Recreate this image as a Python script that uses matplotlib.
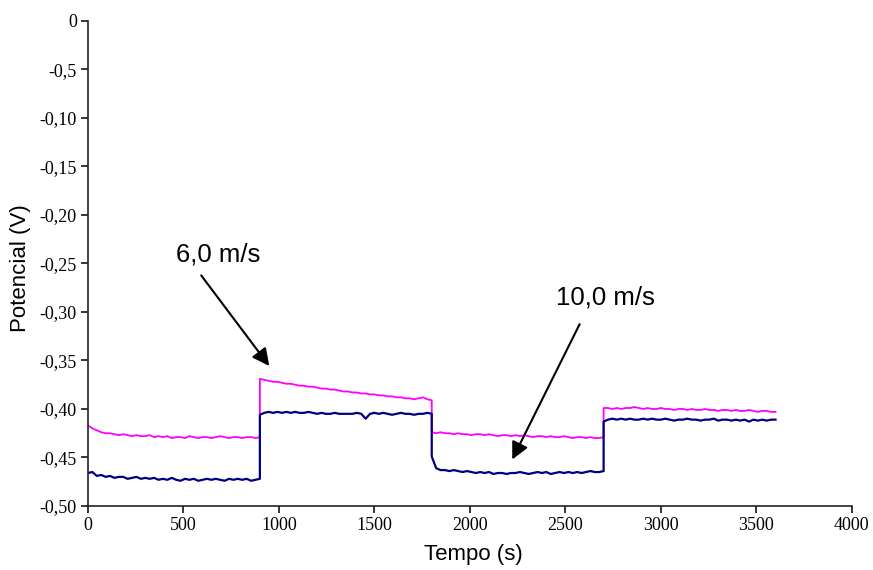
import numpy as np
import matplotlib.pyplot as plt

# limites dos patamares de velocidade (s)
seg_edges = [0, 900, 1800, 2700, 3600]

# potencial (V) - curva magenta, um bloco por patamar
pot_rosa = [
    [-0.417, -0.420, -0.422, -0.424, -0.425, -0.425, -0.426, -0.427, -0.426, -0.427,
     -0.428, -0.427, -0.428, -0.428, -0.427, -0.429, -0.428, -0.429, -0.428, -0.430,
     -0.429, -0.429, -0.430, -0.428, -0.429, -0.430, -0.429, -0.429, -0.430, -0.429,
     -0.428, -0.429, -0.430, -0.429, -0.429, -0.430, -0.429, -0.429, -0.430, -0.429],
    [-0.369, -0.370, -0.371, -0.372, -0.372, -0.373, -0.374, -0.374, -0.375, -0.376,
     -0.376, -0.377, -0.377, -0.378, -0.379, -0.379, -0.380, -0.380, -0.381, -0.382,
     -0.382, -0.383, -0.383, -0.384, -0.384, -0.385, -0.385, -0.386, -0.386, -0.387,
     -0.387, -0.388, -0.388, -0.389, -0.389, -0.390, -0.389, -0.388, -0.390, -0.391],
    [-0.424, -0.425, -0.424, -0.425, -0.425, -0.426, -0.425, -0.426, -0.426, -0.427,
     -0.426, -0.426, -0.427, -0.426, -0.427, -0.428, -0.427, -0.427, -0.428, -0.427,
     -0.428, -0.427, -0.428, -0.429, -0.428, -0.428, -0.429, -0.428, -0.429, -0.429,
     -0.428, -0.429, -0.430, -0.429, -0.429, -0.430, -0.429, -0.430, -0.430, -0.429],
    [-0.399, -0.399, -0.400, -0.399, -0.400, -0.399, -0.399, -0.398, -0.399, -0.400,
     -0.399, -0.400, -0.400, -0.399, -0.400, -0.400, -0.401, -0.400, -0.400, -0.401,
     -0.400, -0.401, -0.401, -0.400, -0.401, -0.401, -0.402, -0.401, -0.401, -0.402,
     -0.401, -0.402, -0.402, -0.401, -0.402, -0.403, -0.402, -0.402, -0.403, -0.403],
]

# potencial (V) - curva azul marinho
pot_azul = [
    [-0.466, -0.465, -0.469, -0.468, -0.470, -0.469, -0.471, -0.470, -0.470, -0.472,
     -0.471, -0.470, -0.472, -0.471, -0.472, -0.471, -0.473, -0.472, -0.473, -0.471,
     -0.473, -0.474, -0.472, -0.473, -0.472, -0.474, -0.473, -0.472, -0.473, -0.472,
     -0.473, -0.474, -0.472, -0.473, -0.472, -0.473, -0.472, -0.474, -0.473, -0.472],
    [-0.406, -0.404, -0.403, -0.404, -0.403, -0.404, -0.403, -0.404, -0.403, -0.404,
     -0.404, -0.403, -0.404, -0.405, -0.404, -0.405, -0.405, -0.404, -0.405, -0.405,
     -0.405, -0.405, -0.404, -0.405, -0.410, -0.405, -0.404, -0.405, -0.404, -0.405,
     -0.406, -0.405, -0.404, -0.405, -0.405, -0.406, -0.405, -0.405, -0.404, -0.405],
    [-0.449, -0.461, -0.463, -0.463, -0.464, -0.463, -0.464, -0.465, -0.464, -0.465,
     -0.466, -0.465, -0.466, -0.465, -0.467, -0.466, -0.466, -0.467, -0.466, -0.466,
     -0.465, -0.466, -0.467, -0.466, -0.465, -0.466, -0.465, -0.467, -0.466, -0.465,
     -0.466, -0.465, -0.466, -0.465, -0.466, -0.465, -0.464, -0.465, -0.465, -0.464],
    [-0.413, -0.411, -0.410, -0.411, -0.410, -0.411, -0.410, -0.411, -0.411, -0.410,
     -0.411, -0.410, -0.411, -0.411, -0.410, -0.411, -0.412, -0.411, -0.411, -0.410,
     -0.411, -0.411, -0.412, -0.411, -0.411, -0.410, -0.412, -0.411, -0.411, -0.412,
     -0.411, -0.412, -0.411, -0.413, -0.411, -0.412, -0.411, -0.412, -0.411, -0.411],
]

yticks = [0, -0.05, -0.10, -0.15, -0.20, -0.25, -0.30, -0.35, -0.40, -0.45, -0.50]
ytick_labels = ['0', '-0,5', '-0,10', '-0,15', '-0,20', '-0,25', '-0,30',
                '-0,35', '-0,40', '-0,45', '-0,50']
xticks = [0, 500, 1000, 1500, 2000, 2500, 3000, 3500, 4000]


def junta(blocos):
    t, v = [], []
    for i, b in enumerate(blocos):
        t.append(np.linspace(seg_edges[i], seg_edges[i + 1], len(b)))
        v.append(np.array(b))
    return np.concatenate(t), np.concatenate(v)


t_rosa, v_rosa = junta(pot_rosa)
t_azul, v_azul = junta(pot_azul)

fig = plt.figure(figsize=(8.73, 5.70), dpi=100)
ax = fig.add_axes([0.1008, 0.1123, 0.875, 0.851])

ax.plot(t_rosa, v_rosa, color='#FF00FF', lw=1.3)
ax.plot(t_azul, v_azul, color='#000080', lw=1.6)

ax.set_xlim(0, 4000)
ax.set_ylim(-0.50, 0)
ax.set_xticks(xticks)
ax.set_yticks(yticks)
ax.set_yticklabels(ytick_labels)
for lb in ax.get_xticklabels() + ax.get_yticklabels():
    lb.set_family('Liberation Serif')
    lb.set_fontsize(13)

for s in ['top', 'right']:
    ax.spines[s].set_visible(False)
for s in ['left', 'bottom']:
    ax.spines[s].set_linewidth(1.2)
    ax.spines[s].set_color('#222222')
ax.tick_params(direction='out', length=5, width=1.1, pad=3)

ax.set_xlabel('Tempo (s)', family='Liberation Sans', fontsize=16)
ax.set_ylabel('Potencial (V)', family='Liberation Sans', fontsize=16)
ax.xaxis.set_label_coords(0.505, -0.078)
ax.yaxis.set_label_coords(-0.074, 0.49)

# setas indicando as velocidades
ax.text(681, -0.241, '6,0 m/s', family='Liberation Sans', fontsize=18.5,
        ha='center', va='center')
ax.annotate('', xy=(958, -0.358), xytext=(584, -0.260),
            arrowprops=dict(arrowstyle='-|>', mutation_scale=26, lw=1.5, color='black'))
ax.text(2707, -0.2856, '10,0 m/s', family='Liberation Sans', fontsize=18.5,
        ha='center', va='center')
ax.annotate('', xy=(2215, -0.4546), xytext=(2581, -0.310),
            arrowprops=dict(arrowstyle='-|>', mutation_scale=26, lw=1.5, color='black'))

fig.savefig('out.png', dpi=100)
--- --- ---
## Task description
Copy the material above in full and exactly, skipping pictures.

## Result below
Recreate this image as a Python script that uses matplotlib.
import numpy as np
import matplotlib.pyplot as plt

# limites dos patamares de velocidade (s)
seg_edges = [0, 900, 1800, 2700, 3600]

# potencial (V) - curva magenta, um bloco por patamar
pot_rosa = [
    [-0.417, -0.420, -0.422, -0.424, -0.425, -0.425, -0.426, -0.427, -0.426, -0.427,
     -0.428, -0.427, -0.428, -0.428, -0.427, -0.429, -0.428, -0.429, -0.428, -0.430,
     -0.429, -0.429, -0.430, -0.428, -0.429, -0.430, -0.429, -0.429, -0.430, -0.429,
     -0.428, -0.429, -0.430, -0.429, -0.429, -0.430, -0.429, -0.429, -0.430, -0.429],
    [-0.369, -0.370, -0.371, -0.372, -0.372, -0.373, -0.374, -0.374, -0.375, -0.376,
     -0.376, -0.377, -0.377, -0.378, -0.379, -0.379, -0.380, -0.380, -0.381, -0.382,
     -0.382, -0.383, -0.383, -0.384, -0.384, -0.385, -0.385, -0.386, -0.386, -0.387,
     -0.387, -0.388, -0.388, -0.389, -0.389, -0.390, -0.389, -0.388, -0.390, -0.391],
    [-0.424, -0.425, -0.424, -0.425, -0.425, -0.426, -0.425, -0.426, -0.426, -0.427,
     -0.426, -0.426, -0.427, -0.426, -0.427, -0.428, -0.427, -0.427, -0.428, -0.427,
     -0.428, -0.427, -0.428, -0.429, -0.428, -0.428, -0.429, -0.428, -0.429, -0.429,
     -0.428, -0.429, -0.430, -0.429, -0.429, -0.430, -0.429, -0.430, -0.430, -0.429],
    [-0.399, -0.399, -0.400, -0.399, -0.400, -0.399, -0.399, -0.398, -0.399, -0.400,
     -0.399, -0.400, -0.400, -0.399, -0.400, -0.400, -0.401, -0.400, -0.400, -0.401,
     -0.400, -0.401, -0.401, -0.400, -0.401, -0.401, -0.402, -0.401, -0.401, -0.402,
     -0.401, -0.402, -0.402, -0.401, -0.402, -0.403, -0.402, -0.402, -0.403, -0.403],
]

# potencial (V) - curva azul marinho
pot_azul = [
    [-0.466, -0.465, -0.469, -0.468, -0.470, -0.469, -0.471, -0.470, -0.470, -0.472,
     -0.471, -0.470, -0.472, -0.471, -0.472, -0.471, -0.473, -0.472, -0.473, -0.471,
     -0.473, -0.474, -0.472, -0.473, -0.472, -0.474, -0.473, -0.472, -0.473, -0.472,
     -0.473, -0.474, -0.472, -0.473, -0.472, -0.473, -0.472, -0.474, -0.473, -0.472],
    [-0.406, -0.404, -0.403, -0.404, -0.403, -0.404, -0.403, -0.404, -0.403, -0.404,
     -0.404, -0.403, -0.404, -0.405, -0.404, -0.405, -0.405, -0.404, -0.405, -0.405,
     -0.405, -0.405, -0.404, -0.405, -0.410, -0.405, -0.404, -0.405, -0.404, -0.405,
     -0.406, -0.405, -0.404, -0.405, -0.405, -0.406, -0.405, -0.405, -0.404, -0.405],
    [-0.449, -0.461, -0.463, -0.463, -0.464, -0.463, -0.464, -0.465, -0.464, -0.465,
     -0.466, -0.465, -0.466, -0.465, -0.467, -0.466, -0.466, -0.467, -0.466, -0.466,
     -0.465, -0.466, -0.467, -0.466, -0.465, -0.466, -0.465, -0.467, -0.466, -0.465,
     -0.466, -0.465, -0.466, -0.465, -0.466, -0.465, -0.464, -0.465, -0.465, -0.464],
    [-0.413, -0.411, -0.410, -0.411, -0.410, -0.411, -0.410, -0.411, -0.411, -0.410,
     -0.411, -0.410, -0.411, -0.411, -0.410, -0.411, -0.412, -0.411, -0.411, -0.410,
     -0.411, -0.411, -0.412, -0.411, -0.411, -0.410, -0.412, -0.411, -0.411, -0.412,
     -0.411, -0.412, -0.411, -0.413, -0.411, -0.412, -0.411, -0.412, -0.411, -0.411],
]

yticks = [0, -0.05, -0.10, -0.15, -0.20, -0.25, -0.30, -0.35, -0.40, -0.45, -0.50]
ytick_labels = ['0', '-0,5', '-0,10', '-0,15', '-0,20', '-0,25', '-0,30',
                '-0,35', '-0,40', '-0,45', '-0,50']
xticks = [0, 500, 1000, 1500, 2000, 2500, 3000, 3500, 4000]


def junta(blocos):
    t, v = [], []
    for i, b in enumerate(blocos):
        t.append(np.linspace(seg_edges[i], seg_edges[i + 1], len(b)))
        v.append(np.array(b))
    return np.concatenate(t), np.concatenate(v)


t_rosa, v_rosa = junta(pot_rosa)
t_azul, v_azul = junta(pot_azul)

fig = plt.figure(figsize=(8.73, 5.70), dpi=100)
ax = fig.add_axes([0.1008, 0.1123, 0.875, 0.851])

ax.plot(t_rosa, v_rosa, color='#FF00FF', lw=1.3)
ax.plot(t_azul, v_azul, color='#000080', lw=1.6)

ax.set_xlim(0, 4000)
ax.set_ylim(-0.50, 0)
ax.set_xticks(xticks)
ax.set_yticks(yticks)
ax.set_yticklabels(ytick_labels)
for lb in ax.get_xticklabels() + ax.get_yticklabels():
    lb.set_family('Liberation Serif')
    lb.set_fontsize(13)

for s in ['top', 'right']:
    ax.spines[s].set_visible(False)
for s in ['left', 'bottom']:
    ax.spines[s].set_linewidth(1.2)
    ax.spines[s].set_color('#222222')
ax.tick_params(direction='out', length=5, width=1.1, pad=3)

ax.set_xlabel('Tempo (s)', family='Liberation Sans', fontsize=16)
ax.set_ylabel('Potencial (V)', family='Liberation Sans', fontsize=16)
ax.xaxis.set_label_coords(0.505, -0.078)
ax.yaxis.set_label_coords(-0.074, 0.49)

# setas indicando as velocidades
ax.text(681, -0.241, '6,0 m/s', family='Liberation Sans', fontsize=18.5,
        ha='center', va='center')
ax.annotate('', xy=(958, -0.358), xytext=(584, -0.260),
            arrowprops=dict(arrowstyle='-|>', mutation_scale=26, lw=1.5, color='black'))
ax.text(2707, -0.2856, '10,0 m/s', family='Liberation Sans', fontsize=18.5,
        ha='center', va='center')
ax.annotate('', xy=(2215, -0.4546), xytext=(2581, -0.310),
            arrowprops=dict(arrowstyle='-|>', mutation_scale=26, lw=1.5, color='black'))

fig.savefig('out.png', dpi=100)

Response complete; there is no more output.